A bank staff counts RMB and US dollar notes in a bank in Nantong, Jiangsu province on Aug 6, 2019. (Photo: sipaphoto.com)
Steps in pipeline will boost lending to small companies, manufacturing sector
China will introduce more regulatory measures to support businesses and ensure employment apart from increasing credit loans to smaller firms and promoting medium-to long-term lending to the manufacturing sector, the central bank said on Wednesday.
Supporting businesses and stabilizing employment will, however, be the top priority for financial institutions and any increase in credit should match the market demand and inflows into the real economy, said a meeting jointly held by the People's Bank of China, the central bank, and the China Banking and Insurance Regulatory Commission.
Credit loans should be increased for the manufacturing and strategic emerging industries. Financial institutions should also boost services related to technology, green development and pension industries, said a statement released by the PBOC after the meeting.
The meeting also urged financial institutions to defer the principal, interest repayments on loans taken by micro, small and medium-sized enterprises.
"Lenders must check the original antecedents of repayment, enrich the credit loan products and improve the efficiency of credit loans," it said.
In June, the PBOC launched two new instruments to extend the repayment of principal and interest of small business loans and purchase the bank loans made by some commercial lenders to increase lending to small firms by as much as 1 trillion yuan ($142.4 billion).
Through these two new facilities, the monetary policy can directly support smaller firms' financing while the fiscal authorities don't have to take too many credit risks.
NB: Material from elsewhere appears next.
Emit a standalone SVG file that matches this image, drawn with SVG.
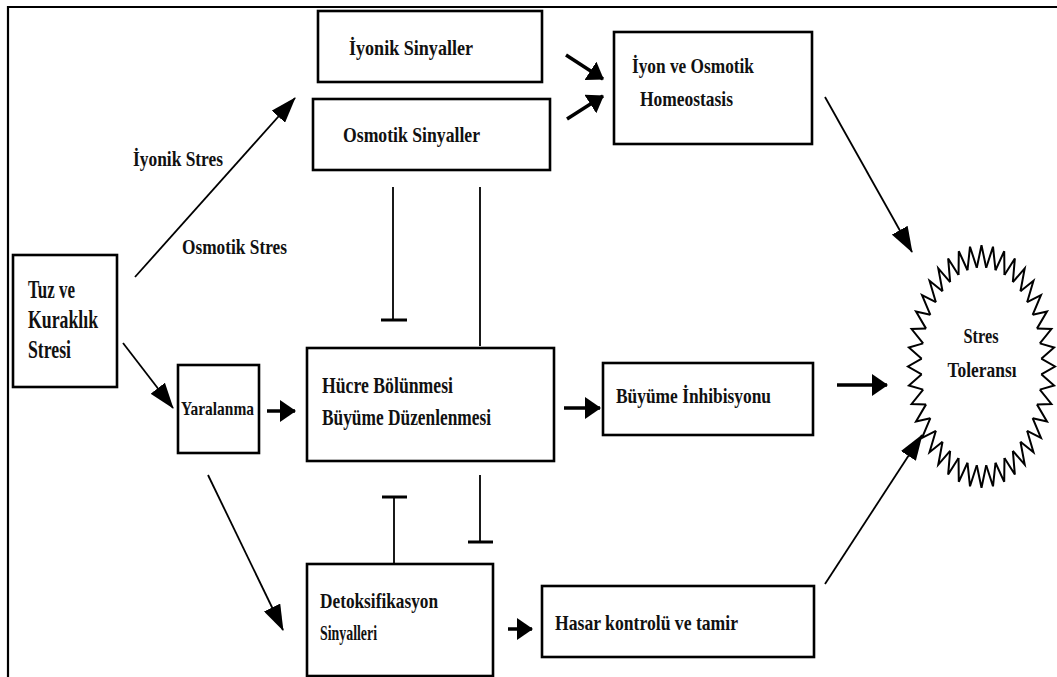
<svg xmlns="http://www.w3.org/2000/svg" xmlns:xlink="http://www.w3.org/1999/xlink" width="1057" height="677" viewBox="0 0 1057 677">
<style>
.box{fill:#fff;stroke:#000;stroke-width:2.6}
.t{font-family:"Liberation Serif","Times New Roman",serif;font-weight:bold;fill:#111}
.ln{stroke:#000;stroke-width:1.8;fill:none}
.thk{stroke:#000;stroke-width:3.5;fill:none}
.bar{stroke:#000;stroke-width:3;fill:none}
.spk{fill:none;stroke:#000;stroke-width:2;stroke-linejoin:miter;vector-effect:non-scaling-stroke}
</style>
<defs>
<marker id="big" markerUnits="userSpaceOnUse" viewBox="0 0 26 18" markerWidth="26" markerHeight="18" refX="25" refY="9" orient="auto"><path d="M0,0 L26,9 L0,18 Z" fill="#000"/></marker>
<marker id="sm" markerUnits="userSpaceOnUse" viewBox="0 0 16 22" markerWidth="16" markerHeight="22" refX="15" refY="11" orient="auto"><path d="M0,0 L16,11 L0,22 Z" fill="#000"/></marker>
<path id="spike" class="spk" d="M-4.71,-59.81 L0,-73.5 L4.71,-59.81"/>
</defs>
<rect x="0" y="0" width="1057" height="677" fill="#fff"/>
<path d="M8,677 V7 H1057" fill="none" stroke="#000" stroke-width="2.2"/>

<g id="connectors">
<line class="ln" x1="135" y1="277" x2="295" y2="98" marker-end="url(#big)"/>
<line class="ln" x1="123" y1="343" x2="173" y2="408" marker-end="url(#big)"/>
<line class="ln" x1="208" y1="475" x2="283" y2="630" marker-end="url(#big)"/>
<line class="ln" x1="825" y1="97" x2="912" y2="252" marker-end="url(#big)"/>
<line class="ln" x1="825" y1="584" x2="922" y2="435" marker-end="url(#big)"/>
<line class="thk" x1="267" y1="411" x2="295" y2="411" marker-end="url(#sm)"/>
<line class="thk" x1="564" y1="408" x2="600" y2="408" marker-end="url(#sm)"/>
<line class="thk" x1="837" y1="385" x2="887" y2="385" marker-end="url(#sm)"/>
<line class="thk" x1="508" y1="629" x2="532" y2="629" marker-end="url(#sm)"/>
<line class="thk" x1="566" y1="55" x2="603" y2="79" marker-end="url(#sm)"/>
<line class="thk" x1="567" y1="119" x2="603" y2="96" marker-end="url(#sm)"/>
<line class="ln" x1="393" y1="187" x2="393" y2="320"/>
<line class="bar" x1="381" y1="320" x2="407" y2="320"/>
<line class="ln" x1="480" y1="187" x2="480" y2="346"/>
<line class="ln" x1="394" y1="564" x2="394" y2="497"/>
<line class="bar" x1="382" y1="497" x2="407" y2="497"/>
<line class="ln" x1="480" y1="475" x2="480" y2="542"/>
<line class="bar" x1="468" y1="542" x2="493" y2="542"/>
</g>

<g id="label-iyonik-stres"><text class="t" x="133" y="166" font-size="22" textLength="90" lengthAdjust="spacingAndGlyphs">İyonik Stres</text></g>
<g id="label-osmotik-stres"><text class="t" x="182" y="254" font-size="22" textLength="105" lengthAdjust="spacingAndGlyphs">Osmotik Stres</text></g>

<g id="node-iyonik-sinyaller">
<rect class="box" x="318" y="11" width="224" height="71"/>
<text class="t" x="349" y="55" font-size="22" textLength="124" lengthAdjust="spacingAndGlyphs">İyonik Sinyaller</text>
</g>
<g id="node-osmotik-sinyaller">
<rect class="box" x="313" y="99" width="237" height="71"/>
<text class="t" x="343" y="142" font-size="22" textLength="137" lengthAdjust="spacingAndGlyphs">Osmotik Sinyaller</text>
</g>
<g id="node-homeostasis">
<rect class="box" x="614" y="32" width="198" height="112"/>
<text class="t" x="632" y="73" font-size="22" textLength="122" lengthAdjust="spacingAndGlyphs">İyon ve Osmotik</text>
<text class="t" x="640" y="106" font-size="22" textLength="93" lengthAdjust="spacingAndGlyphs">Homeostasis</text>
</g>
<g id="node-tuz">
<rect class="box" x="13" y="255" width="104" height="132"/>
<text class="t" x="28" y="298" font-size="25" textLength="47" lengthAdjust="spacingAndGlyphs">Tuz ve</text>
<text class="t" x="28" y="328" font-size="25" textLength="70" lengthAdjust="spacingAndGlyphs">Kuraklık</text>
<text class="t" x="28" y="358" font-size="25" textLength="43" lengthAdjust="spacingAndGlyphs">Stresi</text>
</g>
<g id="node-yaralanma">
<rect class="box" x="178" y="365" width="81" height="88"/>
<text class="t" x="181" y="415" font-size="19" textLength="73" lengthAdjust="spacingAndGlyphs">Yaralanma</text>
</g>
<g id="node-hucre">
<rect class="box" x="307" y="348" width="247" height="113"/>
<text class="t" x="322" y="393" font-size="24" textLength="131" lengthAdjust="spacingAndGlyphs">Hücre Bölünmesi</text>
<text class="t" x="322" y="425" font-size="24" textLength="169" lengthAdjust="spacingAndGlyphs">Büyüme Düzenlenmesi</text>
</g>
<g id="node-buyume">
<rect class="box" x="603" y="363" width="210" height="72"/>
<text class="t" x="616" y="403" font-size="22" textLength="155" lengthAdjust="spacingAndGlyphs">Büyüme İnhibisyonu</text>
</g>
<g id="node-detoks">
<rect class="box" x="307" y="564" width="186" height="112"/>
<text class="t" x="320" y="608" font-size="22" textLength="118" lengthAdjust="spacingAndGlyphs">Detoksifikasyon</text>
<text class="t" x="320" y="640" font-size="22" textLength="57" lengthAdjust="spacingAndGlyphs">Sinyalleri</text>
</g>
<g id="node-hasar">
<rect class="box" x="542" y="586" width="272" height="71"/>
<text class="t" x="555" y="630" font-size="22" textLength="183" lengthAdjust="spacingAndGlyphs">Hasar kontrolü ve tamir</text>
</g>
<g id="node-stres-toleransi">
<g transform="translate(981.5,366.5) scale(1,1.65)">
<use xlink:href="#spike" transform="rotate(0)"/><use xlink:href="#spike" transform="rotate(9)"/><use xlink:href="#spike" transform="rotate(18)"/><use xlink:href="#spike" transform="rotate(27)"/><use xlink:href="#spike" transform="rotate(36)"/><use xlink:href="#spike" transform="rotate(45)"/><use xlink:href="#spike" transform="rotate(54)"/><use xlink:href="#spike" transform="rotate(63)"/><use xlink:href="#spike" transform="rotate(72)"/><use xlink:href="#spike" transform="rotate(81)"/>
<use xlink:href="#spike" transform="rotate(90)"/><use xlink:href="#spike" transform="rotate(99)"/><use xlink:href="#spike" transform="rotate(108)"/><use xlink:href="#spike" transform="rotate(117)"/><use xlink:href="#spike" transform="rotate(126)"/><use xlink:href="#spike" transform="rotate(135)"/><use xlink:href="#spike" transform="rotate(144)"/><use xlink:href="#spike" transform="rotate(153)"/><use xlink:href="#spike" transform="rotate(162)"/><use xlink:href="#spike" transform="rotate(171)"/>
<use xlink:href="#spike" transform="rotate(180)"/><use xlink:href="#spike" transform="rotate(189)"/><use xlink:href="#spike" transform="rotate(198)"/><use xlink:href="#spike" transform="rotate(207)"/><use xlink:href="#spike" transform="rotate(216)"/><use xlink:href="#spike" transform="rotate(225)"/><use xlink:href="#spike" transform="rotate(234)"/><use xlink:href="#spike" transform="rotate(243)"/><use xlink:href="#spike" transform="rotate(252)"/><use xlink:href="#spike" transform="rotate(261)"/>
<use xlink:href="#spike" transform="rotate(270)"/><use xlink:href="#spike" transform="rotate(279)"/><use xlink:href="#spike" transform="rotate(288)"/><use xlink:href="#spike" transform="rotate(297)"/><use xlink:href="#spike" transform="rotate(306)"/><use xlink:href="#spike" transform="rotate(315)"/><use xlink:href="#spike" transform="rotate(324)"/><use xlink:href="#spike" transform="rotate(333)"/><use xlink:href="#spike" transform="rotate(342)"/><use xlink:href="#spike" transform="rotate(351)"/>
</g>
<text class="t" x="981" y="343" font-size="20" text-anchor="middle" textLength="35" lengthAdjust="spacingAndGlyphs">Stres</text>
<text class="t" x="982" y="377" font-size="20" text-anchor="middle" textLength="69" lengthAdjust="spacingAndGlyphs">Toleransı</text>
</g>
</svg>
As such, the moral hazard has been minimized, said Liu Kang, a researcher with the financial market department of Industrial and Commercial Bank of China.
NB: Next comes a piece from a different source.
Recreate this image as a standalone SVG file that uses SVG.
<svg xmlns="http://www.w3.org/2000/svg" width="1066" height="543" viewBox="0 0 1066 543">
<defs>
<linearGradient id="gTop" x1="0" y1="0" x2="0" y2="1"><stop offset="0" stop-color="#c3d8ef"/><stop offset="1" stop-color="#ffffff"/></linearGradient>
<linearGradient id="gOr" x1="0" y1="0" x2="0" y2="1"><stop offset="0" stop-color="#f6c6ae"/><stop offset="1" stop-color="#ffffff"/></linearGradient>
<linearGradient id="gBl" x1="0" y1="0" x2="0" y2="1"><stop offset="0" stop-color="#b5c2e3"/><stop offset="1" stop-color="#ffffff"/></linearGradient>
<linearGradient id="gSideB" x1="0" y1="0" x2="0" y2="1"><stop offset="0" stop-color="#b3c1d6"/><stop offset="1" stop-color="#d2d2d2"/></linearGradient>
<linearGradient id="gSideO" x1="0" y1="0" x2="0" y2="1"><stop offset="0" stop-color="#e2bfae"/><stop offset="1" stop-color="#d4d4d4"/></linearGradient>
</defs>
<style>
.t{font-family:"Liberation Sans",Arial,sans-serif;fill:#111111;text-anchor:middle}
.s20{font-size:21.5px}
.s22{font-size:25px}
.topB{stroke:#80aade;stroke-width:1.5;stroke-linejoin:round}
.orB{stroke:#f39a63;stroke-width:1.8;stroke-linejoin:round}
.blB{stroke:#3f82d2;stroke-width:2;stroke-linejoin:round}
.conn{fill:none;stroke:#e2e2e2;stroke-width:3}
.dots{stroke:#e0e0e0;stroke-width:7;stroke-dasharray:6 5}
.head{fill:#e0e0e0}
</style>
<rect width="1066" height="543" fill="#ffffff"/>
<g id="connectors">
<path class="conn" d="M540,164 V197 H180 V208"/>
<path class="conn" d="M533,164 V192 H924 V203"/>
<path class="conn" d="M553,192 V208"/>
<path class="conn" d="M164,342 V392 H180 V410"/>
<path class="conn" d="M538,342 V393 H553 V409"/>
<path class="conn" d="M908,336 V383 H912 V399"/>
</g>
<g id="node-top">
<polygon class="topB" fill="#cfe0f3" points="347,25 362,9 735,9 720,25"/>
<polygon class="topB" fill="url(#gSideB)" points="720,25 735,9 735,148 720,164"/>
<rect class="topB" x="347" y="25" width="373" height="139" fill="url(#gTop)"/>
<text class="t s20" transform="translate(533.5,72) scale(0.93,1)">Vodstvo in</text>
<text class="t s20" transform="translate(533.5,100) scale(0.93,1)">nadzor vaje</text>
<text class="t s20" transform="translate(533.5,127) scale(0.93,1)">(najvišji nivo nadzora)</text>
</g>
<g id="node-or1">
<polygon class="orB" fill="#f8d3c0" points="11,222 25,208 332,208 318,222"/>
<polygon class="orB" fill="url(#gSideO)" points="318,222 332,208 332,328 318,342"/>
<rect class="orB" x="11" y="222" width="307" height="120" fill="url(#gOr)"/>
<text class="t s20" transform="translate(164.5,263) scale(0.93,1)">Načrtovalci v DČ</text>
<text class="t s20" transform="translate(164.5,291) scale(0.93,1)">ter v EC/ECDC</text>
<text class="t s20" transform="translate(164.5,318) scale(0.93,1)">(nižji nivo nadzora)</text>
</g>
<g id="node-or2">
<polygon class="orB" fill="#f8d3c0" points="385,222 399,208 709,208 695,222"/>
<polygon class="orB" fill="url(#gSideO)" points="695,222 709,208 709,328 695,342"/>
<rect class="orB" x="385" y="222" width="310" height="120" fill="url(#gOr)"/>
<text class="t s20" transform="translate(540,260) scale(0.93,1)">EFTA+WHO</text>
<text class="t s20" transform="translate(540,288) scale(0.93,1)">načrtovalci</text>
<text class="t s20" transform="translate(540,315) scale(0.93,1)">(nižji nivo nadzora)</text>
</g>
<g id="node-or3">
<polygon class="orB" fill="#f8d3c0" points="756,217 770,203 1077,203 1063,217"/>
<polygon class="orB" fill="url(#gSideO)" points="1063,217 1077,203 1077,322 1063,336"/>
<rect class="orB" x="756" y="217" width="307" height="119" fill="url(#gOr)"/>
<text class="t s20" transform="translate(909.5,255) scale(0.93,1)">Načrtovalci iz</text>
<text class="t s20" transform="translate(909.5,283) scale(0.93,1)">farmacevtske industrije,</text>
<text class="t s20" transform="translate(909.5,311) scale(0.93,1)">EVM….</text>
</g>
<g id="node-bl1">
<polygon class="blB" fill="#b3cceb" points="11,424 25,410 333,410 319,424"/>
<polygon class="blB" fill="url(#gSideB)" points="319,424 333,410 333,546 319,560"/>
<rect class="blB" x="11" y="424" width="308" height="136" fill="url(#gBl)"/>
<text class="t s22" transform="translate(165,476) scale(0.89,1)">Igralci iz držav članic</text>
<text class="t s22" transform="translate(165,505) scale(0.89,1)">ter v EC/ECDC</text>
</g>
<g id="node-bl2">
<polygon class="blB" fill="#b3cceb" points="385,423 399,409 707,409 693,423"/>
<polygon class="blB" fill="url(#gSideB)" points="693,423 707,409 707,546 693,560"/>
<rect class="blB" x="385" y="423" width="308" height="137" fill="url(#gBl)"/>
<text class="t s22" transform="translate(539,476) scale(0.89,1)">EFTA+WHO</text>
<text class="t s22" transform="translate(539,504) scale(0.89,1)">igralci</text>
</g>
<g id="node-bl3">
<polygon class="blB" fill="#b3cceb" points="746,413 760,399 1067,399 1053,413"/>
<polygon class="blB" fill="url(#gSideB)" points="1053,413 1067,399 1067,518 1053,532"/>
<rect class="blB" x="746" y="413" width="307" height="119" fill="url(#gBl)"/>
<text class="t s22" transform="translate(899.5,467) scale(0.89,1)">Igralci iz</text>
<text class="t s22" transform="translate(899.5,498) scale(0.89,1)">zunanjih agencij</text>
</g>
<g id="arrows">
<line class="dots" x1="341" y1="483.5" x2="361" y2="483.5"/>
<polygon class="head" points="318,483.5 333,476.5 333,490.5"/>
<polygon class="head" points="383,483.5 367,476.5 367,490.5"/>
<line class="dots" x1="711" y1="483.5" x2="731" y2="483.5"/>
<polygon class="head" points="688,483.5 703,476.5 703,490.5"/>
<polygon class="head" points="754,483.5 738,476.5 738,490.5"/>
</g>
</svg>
During the first five months of this year, yuan-denominated new loans increased by 10.3 trillion yuan, 2.3 trillion yuan more than the same period last year. In May, the average interest rate for small and micro enterprises' loans dropped by 42 basis points from the end of 2019. The outstanding loans for inclusive small and micro loans increased by 25.4 percent, 12.2 percentage points higher than the average level of all types of loans, the PBOC said.
As the growth recovery is still ongoing and the supportive policy stance is warranted, experts said that China's monetary policy seems to be shifting to targeted support from broad easing, and the same may be more effective in mitigating the credit strains of small and medium-sized enterprises.
While encouraging credit extension, authorities have to strike a balance between supporting bank lending in the short term and ensuring that banks remained sufficiently well capitalized to underpin the economic recovery, especially when small businesses rely on bank loans rather than corporate bonds to raise funds. Banks need to raise loan loss provisions, the capital buffer, as their long-term rating outlooks have deteriorated due to the COVID-19 epidemic, said analysts.
Thanks to the loan prime rate reform since August 2019, banks' effective lending rates have started to decline significantly, and the largest drop was seen in the first quarter at 26 basis points, the central bank said.
Economists expect a lower LPR, due to a cut in the medium-term lending facility rate, to guide the real lending rate to fall by a relatively reasonable magnitude. That will help fulfill the government's requirement that banks should share a part of their profits with the nonfinancial sector.
A cut in policy rates may be needed to avoid a sharp slowdown in credit growth and to facilitate a decrease in financial costs, said Li Zhennan, an economist with Goldman Sachs (Asia). "But the room should be limited compared to significant easing early this year."
Given the still large pressure in bond supply, particularly in July, the PBOC may cut the reserve requirement ratio to maintain ample liquidity, said Li.
"The stock market rally of the past two days may prompt funds to substitute bond investments with equity, especially for those who hold bonds primarily for trading and are sensitive to market prices, further limiting the downside room in bond yields if it continues," said Li from Goldman.